== OBJECTIVE ==
Copy exactly the lines from the beginning of the data down to and including the line holding "import pandas as pd", without any pictures.

== TASK INPUTS ==
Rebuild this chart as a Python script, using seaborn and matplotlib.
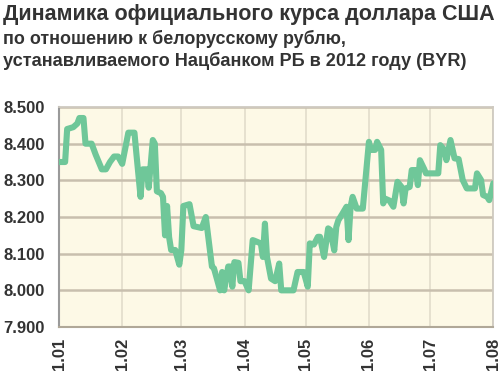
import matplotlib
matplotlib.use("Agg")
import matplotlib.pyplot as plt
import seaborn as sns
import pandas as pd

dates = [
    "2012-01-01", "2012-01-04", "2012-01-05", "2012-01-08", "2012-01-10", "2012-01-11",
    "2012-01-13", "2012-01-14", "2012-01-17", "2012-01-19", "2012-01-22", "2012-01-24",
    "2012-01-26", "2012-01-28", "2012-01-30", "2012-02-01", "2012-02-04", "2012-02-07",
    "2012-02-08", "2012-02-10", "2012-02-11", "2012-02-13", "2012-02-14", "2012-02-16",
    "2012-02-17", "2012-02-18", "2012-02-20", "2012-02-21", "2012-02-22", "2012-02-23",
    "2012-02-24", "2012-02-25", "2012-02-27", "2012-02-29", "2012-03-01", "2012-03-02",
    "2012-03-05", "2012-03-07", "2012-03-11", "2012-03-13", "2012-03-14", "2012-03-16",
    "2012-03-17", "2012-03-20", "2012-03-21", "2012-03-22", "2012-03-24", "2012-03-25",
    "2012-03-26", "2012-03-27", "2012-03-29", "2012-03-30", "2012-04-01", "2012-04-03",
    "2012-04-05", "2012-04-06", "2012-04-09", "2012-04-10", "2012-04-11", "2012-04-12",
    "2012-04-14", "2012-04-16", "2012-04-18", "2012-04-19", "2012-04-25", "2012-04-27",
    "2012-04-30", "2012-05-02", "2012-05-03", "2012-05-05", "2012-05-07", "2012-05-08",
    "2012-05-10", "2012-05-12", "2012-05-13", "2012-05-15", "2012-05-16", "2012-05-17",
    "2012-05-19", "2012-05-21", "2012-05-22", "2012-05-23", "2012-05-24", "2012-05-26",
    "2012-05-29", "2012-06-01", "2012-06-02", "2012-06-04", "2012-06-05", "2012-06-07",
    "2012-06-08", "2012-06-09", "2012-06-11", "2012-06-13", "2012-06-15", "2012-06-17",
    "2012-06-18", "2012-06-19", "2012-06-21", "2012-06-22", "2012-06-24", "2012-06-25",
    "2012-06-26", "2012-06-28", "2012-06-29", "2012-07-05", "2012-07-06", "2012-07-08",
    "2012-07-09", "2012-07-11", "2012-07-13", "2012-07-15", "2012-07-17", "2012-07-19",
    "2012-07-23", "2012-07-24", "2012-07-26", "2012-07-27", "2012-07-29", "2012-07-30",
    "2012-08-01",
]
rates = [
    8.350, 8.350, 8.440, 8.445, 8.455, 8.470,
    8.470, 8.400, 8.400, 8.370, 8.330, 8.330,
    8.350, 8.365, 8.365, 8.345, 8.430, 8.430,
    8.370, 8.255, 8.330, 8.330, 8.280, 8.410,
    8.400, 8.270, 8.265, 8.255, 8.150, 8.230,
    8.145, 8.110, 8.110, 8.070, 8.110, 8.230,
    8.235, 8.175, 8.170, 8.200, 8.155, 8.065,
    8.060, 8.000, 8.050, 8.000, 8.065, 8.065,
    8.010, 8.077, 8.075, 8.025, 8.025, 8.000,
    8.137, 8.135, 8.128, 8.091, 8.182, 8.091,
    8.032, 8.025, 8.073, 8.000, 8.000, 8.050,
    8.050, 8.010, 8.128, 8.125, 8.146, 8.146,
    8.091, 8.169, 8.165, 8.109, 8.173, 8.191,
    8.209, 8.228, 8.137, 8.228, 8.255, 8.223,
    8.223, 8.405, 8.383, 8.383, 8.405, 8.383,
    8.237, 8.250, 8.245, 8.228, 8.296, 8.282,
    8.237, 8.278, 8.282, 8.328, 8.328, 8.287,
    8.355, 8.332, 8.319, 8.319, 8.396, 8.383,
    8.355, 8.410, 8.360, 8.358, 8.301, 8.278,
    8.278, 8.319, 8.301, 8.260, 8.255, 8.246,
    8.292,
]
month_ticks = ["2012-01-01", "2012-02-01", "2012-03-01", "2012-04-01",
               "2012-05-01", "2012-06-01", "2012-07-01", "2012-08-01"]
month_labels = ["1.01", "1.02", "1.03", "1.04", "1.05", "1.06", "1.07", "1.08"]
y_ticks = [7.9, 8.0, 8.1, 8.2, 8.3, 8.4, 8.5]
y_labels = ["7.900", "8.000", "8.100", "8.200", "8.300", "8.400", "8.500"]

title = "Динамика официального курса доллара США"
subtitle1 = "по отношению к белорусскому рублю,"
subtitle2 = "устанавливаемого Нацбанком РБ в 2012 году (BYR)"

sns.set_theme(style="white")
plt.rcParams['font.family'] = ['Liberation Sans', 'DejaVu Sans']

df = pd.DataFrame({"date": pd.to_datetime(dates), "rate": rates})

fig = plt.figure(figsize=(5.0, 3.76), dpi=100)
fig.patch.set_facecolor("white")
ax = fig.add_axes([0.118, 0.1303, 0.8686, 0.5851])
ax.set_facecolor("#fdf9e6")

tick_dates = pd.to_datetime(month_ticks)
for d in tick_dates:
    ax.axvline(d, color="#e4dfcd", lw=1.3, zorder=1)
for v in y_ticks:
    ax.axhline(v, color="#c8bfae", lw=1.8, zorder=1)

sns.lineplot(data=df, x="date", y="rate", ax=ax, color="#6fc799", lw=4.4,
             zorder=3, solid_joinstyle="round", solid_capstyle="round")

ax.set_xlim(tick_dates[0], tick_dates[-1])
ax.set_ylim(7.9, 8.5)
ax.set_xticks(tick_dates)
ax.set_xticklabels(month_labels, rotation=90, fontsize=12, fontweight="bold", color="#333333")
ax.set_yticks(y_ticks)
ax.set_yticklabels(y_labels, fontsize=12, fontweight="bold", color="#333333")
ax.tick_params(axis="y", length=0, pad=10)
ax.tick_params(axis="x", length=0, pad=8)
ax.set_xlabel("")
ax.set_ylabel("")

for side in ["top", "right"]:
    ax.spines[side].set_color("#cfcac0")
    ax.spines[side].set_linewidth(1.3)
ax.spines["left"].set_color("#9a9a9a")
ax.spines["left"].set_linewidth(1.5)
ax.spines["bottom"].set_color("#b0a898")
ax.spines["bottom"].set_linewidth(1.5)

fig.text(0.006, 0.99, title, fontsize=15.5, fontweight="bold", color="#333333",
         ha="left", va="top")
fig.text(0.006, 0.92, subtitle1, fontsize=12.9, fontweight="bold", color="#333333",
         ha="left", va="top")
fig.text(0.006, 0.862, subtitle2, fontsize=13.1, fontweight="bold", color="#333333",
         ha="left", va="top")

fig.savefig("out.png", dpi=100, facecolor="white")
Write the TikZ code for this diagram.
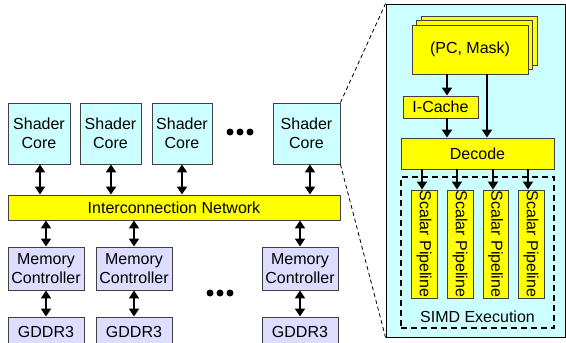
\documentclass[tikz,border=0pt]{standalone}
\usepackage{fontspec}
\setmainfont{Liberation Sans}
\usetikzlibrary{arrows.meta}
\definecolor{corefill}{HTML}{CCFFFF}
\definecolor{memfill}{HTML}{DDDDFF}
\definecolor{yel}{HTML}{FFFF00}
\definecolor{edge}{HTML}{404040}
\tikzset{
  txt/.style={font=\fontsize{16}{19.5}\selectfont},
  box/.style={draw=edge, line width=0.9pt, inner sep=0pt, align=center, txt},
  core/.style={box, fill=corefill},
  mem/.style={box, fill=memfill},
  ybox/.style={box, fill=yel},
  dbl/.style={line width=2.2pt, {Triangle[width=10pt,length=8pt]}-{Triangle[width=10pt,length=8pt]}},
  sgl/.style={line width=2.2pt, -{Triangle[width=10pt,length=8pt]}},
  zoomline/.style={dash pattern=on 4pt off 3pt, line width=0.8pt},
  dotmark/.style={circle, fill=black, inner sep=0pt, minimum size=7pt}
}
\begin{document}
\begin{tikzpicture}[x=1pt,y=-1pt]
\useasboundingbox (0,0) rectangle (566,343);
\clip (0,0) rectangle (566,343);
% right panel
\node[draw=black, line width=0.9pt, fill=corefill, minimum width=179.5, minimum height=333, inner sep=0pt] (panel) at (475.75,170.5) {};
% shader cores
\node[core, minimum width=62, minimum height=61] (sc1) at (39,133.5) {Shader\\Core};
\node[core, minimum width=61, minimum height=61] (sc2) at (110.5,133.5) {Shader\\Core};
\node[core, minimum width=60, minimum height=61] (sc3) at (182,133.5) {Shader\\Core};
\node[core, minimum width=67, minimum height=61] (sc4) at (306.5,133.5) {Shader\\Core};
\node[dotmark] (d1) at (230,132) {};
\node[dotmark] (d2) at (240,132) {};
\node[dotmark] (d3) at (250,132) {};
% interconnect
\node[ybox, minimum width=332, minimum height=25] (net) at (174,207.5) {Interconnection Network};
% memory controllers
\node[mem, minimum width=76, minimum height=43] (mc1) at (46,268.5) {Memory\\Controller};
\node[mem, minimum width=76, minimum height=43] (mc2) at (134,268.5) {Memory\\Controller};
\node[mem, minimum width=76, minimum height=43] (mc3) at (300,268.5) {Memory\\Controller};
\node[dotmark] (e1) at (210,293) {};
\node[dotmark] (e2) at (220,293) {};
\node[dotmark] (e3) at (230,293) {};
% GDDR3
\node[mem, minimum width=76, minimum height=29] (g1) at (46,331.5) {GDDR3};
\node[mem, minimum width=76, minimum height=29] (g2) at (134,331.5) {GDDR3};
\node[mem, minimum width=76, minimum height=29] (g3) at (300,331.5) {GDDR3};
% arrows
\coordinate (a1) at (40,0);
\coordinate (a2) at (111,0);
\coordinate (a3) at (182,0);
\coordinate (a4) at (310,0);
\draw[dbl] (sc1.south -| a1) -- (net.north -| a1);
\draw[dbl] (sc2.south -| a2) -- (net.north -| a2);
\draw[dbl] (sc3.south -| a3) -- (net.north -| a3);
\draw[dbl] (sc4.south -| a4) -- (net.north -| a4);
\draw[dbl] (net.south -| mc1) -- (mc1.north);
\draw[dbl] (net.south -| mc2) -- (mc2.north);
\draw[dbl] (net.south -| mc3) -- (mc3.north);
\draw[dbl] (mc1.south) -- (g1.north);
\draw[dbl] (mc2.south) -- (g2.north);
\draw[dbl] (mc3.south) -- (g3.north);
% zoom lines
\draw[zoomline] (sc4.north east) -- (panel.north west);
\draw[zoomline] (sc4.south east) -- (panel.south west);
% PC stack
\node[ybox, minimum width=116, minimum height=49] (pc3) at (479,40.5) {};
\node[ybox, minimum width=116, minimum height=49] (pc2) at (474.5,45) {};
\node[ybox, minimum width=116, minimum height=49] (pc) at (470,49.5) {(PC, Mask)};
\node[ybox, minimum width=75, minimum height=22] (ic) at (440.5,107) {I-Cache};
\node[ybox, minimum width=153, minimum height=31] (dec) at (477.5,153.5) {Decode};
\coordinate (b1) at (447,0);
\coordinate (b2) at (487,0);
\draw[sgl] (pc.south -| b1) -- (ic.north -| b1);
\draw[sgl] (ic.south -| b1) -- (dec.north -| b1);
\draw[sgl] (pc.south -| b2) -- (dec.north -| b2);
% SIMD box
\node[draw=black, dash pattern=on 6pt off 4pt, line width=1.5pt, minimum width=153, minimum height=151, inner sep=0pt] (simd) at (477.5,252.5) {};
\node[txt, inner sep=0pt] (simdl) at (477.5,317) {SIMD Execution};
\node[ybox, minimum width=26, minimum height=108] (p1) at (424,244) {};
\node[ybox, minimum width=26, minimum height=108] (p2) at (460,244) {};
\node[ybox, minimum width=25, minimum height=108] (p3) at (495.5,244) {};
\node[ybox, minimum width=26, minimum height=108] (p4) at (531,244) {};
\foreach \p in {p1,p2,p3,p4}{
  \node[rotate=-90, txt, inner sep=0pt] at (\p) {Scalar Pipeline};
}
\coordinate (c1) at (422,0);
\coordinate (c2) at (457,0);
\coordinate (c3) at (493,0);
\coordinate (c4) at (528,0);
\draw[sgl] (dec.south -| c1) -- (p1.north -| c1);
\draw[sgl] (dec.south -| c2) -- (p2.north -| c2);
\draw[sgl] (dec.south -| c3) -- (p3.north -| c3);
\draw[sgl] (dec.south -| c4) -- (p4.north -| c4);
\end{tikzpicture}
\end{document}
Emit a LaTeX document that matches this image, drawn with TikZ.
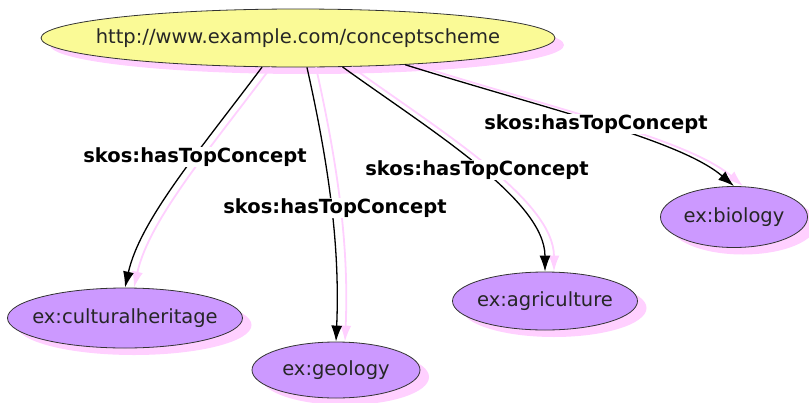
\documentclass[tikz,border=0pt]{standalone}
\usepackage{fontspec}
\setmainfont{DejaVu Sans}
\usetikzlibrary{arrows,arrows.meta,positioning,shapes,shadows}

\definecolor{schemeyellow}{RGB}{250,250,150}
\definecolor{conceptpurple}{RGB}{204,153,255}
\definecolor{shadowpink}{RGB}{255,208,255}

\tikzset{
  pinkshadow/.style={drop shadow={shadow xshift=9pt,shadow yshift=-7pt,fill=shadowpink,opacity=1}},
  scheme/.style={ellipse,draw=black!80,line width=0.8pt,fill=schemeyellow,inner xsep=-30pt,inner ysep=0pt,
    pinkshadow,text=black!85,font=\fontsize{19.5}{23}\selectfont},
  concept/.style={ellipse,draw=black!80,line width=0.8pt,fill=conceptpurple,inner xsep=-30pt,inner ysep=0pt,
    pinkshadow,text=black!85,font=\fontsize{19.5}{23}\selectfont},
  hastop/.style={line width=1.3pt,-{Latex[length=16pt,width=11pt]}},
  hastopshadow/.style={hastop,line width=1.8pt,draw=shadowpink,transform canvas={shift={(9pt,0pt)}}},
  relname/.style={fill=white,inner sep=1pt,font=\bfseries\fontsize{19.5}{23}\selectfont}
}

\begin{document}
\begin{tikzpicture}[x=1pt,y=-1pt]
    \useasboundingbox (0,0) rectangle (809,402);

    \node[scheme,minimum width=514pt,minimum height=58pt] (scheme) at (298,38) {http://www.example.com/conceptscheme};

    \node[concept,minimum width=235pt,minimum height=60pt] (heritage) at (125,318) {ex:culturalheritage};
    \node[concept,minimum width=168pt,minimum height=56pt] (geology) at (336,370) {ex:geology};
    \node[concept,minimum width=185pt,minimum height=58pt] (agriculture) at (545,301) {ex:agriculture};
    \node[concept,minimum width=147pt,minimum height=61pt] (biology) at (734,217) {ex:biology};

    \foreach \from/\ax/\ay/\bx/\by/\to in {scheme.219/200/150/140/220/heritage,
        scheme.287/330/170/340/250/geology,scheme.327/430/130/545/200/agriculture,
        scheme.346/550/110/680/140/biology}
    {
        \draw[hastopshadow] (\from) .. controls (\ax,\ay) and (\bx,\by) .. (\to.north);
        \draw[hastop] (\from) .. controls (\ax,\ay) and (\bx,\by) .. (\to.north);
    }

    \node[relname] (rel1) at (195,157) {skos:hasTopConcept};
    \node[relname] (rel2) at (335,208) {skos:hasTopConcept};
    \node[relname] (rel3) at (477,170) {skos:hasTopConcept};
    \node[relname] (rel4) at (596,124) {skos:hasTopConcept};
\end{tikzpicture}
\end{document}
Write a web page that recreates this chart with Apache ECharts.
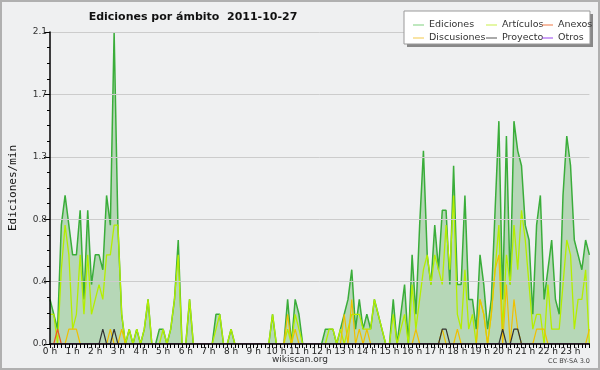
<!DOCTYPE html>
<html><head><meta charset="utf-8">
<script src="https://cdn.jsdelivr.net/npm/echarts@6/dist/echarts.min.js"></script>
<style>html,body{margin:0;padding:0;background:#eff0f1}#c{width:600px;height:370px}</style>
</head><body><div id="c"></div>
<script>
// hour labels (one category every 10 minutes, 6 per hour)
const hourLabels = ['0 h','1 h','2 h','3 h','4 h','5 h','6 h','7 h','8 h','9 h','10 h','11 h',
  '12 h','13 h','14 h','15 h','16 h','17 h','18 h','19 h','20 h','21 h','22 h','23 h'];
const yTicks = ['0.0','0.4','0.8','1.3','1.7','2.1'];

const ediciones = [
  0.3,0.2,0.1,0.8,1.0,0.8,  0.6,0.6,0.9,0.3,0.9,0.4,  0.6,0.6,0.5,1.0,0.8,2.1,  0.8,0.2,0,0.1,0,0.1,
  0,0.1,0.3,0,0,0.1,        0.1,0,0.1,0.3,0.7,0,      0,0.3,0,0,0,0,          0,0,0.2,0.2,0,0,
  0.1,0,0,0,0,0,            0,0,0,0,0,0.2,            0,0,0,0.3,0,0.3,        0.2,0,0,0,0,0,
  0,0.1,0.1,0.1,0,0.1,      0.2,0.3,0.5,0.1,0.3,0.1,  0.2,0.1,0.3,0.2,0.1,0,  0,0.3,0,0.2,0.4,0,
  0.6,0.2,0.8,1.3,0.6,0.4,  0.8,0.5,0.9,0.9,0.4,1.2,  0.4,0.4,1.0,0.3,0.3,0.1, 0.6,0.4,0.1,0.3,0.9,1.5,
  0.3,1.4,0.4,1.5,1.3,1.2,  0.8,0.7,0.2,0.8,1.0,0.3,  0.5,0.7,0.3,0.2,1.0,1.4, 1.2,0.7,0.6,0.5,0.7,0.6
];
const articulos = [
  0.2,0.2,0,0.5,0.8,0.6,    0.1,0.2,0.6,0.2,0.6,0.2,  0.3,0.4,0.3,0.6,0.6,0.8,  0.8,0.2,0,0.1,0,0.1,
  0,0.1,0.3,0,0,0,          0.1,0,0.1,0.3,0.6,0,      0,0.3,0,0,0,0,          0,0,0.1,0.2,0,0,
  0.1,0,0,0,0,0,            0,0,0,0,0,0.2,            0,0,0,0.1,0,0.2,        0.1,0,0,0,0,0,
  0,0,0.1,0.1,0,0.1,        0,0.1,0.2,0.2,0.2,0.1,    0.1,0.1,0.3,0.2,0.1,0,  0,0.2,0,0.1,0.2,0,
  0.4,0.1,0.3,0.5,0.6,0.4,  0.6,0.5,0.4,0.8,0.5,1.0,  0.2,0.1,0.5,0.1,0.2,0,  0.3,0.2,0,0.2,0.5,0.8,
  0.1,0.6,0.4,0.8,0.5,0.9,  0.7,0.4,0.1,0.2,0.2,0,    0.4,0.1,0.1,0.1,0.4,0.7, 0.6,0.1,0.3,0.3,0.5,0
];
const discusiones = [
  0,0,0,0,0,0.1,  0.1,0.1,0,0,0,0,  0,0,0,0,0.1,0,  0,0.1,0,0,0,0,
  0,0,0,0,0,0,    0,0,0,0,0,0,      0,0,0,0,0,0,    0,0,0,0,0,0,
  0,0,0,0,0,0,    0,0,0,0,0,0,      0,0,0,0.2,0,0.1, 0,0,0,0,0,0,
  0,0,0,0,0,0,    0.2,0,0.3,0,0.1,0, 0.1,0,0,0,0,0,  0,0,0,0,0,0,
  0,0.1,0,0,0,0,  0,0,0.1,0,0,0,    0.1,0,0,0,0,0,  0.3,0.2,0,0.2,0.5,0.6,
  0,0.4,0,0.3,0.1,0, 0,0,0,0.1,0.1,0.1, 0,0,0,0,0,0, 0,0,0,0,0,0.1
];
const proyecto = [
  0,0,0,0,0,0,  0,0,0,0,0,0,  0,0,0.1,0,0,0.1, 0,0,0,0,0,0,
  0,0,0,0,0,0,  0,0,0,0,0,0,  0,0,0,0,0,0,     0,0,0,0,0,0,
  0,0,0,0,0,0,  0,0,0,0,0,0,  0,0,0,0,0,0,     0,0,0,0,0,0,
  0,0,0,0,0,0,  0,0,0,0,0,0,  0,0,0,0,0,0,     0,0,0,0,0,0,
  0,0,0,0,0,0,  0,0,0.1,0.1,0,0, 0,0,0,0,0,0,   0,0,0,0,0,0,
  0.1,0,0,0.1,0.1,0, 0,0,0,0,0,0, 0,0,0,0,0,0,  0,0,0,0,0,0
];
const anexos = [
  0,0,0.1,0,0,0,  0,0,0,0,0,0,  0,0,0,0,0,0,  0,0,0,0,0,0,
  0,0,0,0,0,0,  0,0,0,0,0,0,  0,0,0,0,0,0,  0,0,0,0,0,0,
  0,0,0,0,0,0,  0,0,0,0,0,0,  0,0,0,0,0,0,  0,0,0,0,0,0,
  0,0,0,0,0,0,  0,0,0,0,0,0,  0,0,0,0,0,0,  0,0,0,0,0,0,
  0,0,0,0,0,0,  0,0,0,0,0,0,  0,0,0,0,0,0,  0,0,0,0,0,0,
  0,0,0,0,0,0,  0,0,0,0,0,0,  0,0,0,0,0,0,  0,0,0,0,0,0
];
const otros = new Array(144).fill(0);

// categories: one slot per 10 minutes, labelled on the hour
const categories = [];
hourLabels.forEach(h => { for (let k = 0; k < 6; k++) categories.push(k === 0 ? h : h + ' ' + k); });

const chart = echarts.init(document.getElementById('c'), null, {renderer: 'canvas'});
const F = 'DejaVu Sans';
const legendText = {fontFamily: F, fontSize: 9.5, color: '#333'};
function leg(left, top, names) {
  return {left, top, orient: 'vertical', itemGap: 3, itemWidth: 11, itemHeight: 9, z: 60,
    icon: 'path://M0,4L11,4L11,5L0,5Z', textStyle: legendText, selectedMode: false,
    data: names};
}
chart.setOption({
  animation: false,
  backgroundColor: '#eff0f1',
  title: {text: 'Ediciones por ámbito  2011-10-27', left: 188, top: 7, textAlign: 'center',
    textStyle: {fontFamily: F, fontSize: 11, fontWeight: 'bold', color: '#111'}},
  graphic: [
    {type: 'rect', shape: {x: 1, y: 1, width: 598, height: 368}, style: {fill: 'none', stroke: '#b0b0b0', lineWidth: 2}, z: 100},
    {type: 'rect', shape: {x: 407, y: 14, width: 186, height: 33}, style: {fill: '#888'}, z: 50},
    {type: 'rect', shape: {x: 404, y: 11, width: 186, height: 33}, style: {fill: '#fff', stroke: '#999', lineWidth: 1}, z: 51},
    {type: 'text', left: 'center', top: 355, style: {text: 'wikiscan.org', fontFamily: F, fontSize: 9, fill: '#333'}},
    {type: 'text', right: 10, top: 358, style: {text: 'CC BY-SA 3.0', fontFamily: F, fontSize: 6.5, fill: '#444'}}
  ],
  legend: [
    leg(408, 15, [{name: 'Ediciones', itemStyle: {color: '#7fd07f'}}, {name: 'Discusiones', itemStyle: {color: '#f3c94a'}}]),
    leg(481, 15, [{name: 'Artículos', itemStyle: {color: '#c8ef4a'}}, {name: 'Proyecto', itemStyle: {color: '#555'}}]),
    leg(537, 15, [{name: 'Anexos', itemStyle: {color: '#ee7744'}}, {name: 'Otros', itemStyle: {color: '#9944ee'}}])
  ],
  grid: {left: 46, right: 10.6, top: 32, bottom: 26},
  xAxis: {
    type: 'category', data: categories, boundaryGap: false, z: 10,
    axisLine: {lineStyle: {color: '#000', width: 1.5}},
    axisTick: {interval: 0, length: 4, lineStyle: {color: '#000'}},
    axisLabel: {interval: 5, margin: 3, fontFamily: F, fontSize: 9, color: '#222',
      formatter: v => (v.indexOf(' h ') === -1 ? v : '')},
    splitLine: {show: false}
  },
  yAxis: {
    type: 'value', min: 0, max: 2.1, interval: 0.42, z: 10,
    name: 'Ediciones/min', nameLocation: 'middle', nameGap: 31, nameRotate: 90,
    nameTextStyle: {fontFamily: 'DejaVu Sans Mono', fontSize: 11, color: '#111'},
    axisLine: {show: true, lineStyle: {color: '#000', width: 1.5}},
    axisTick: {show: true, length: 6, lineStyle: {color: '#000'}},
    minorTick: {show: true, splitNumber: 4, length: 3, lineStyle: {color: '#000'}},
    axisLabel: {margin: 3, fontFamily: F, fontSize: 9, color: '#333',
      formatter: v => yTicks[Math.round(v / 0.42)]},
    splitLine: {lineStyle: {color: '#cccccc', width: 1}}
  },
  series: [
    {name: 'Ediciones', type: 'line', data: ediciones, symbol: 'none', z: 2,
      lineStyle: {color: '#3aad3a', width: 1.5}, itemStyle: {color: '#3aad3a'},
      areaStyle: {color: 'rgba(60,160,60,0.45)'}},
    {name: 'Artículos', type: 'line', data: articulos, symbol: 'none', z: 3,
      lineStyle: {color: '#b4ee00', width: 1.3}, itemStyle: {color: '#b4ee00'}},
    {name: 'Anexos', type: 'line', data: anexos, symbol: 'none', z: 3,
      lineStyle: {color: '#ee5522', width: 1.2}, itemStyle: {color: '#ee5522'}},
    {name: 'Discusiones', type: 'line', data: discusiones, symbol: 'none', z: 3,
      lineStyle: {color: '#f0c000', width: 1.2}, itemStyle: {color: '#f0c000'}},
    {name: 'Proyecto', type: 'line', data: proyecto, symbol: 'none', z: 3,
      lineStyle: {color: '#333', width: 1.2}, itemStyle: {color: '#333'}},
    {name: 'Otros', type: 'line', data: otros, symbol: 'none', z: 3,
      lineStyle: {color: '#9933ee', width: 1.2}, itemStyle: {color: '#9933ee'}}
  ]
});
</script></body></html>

== WRITTEN SOLUTION ==
Rebuild this chart as a Python script, using seaborn and matplotlib.
import matplotlib
matplotlib.use("Agg")
import matplotlib.pyplot as plt
import seaborn as sns
import pandas as pd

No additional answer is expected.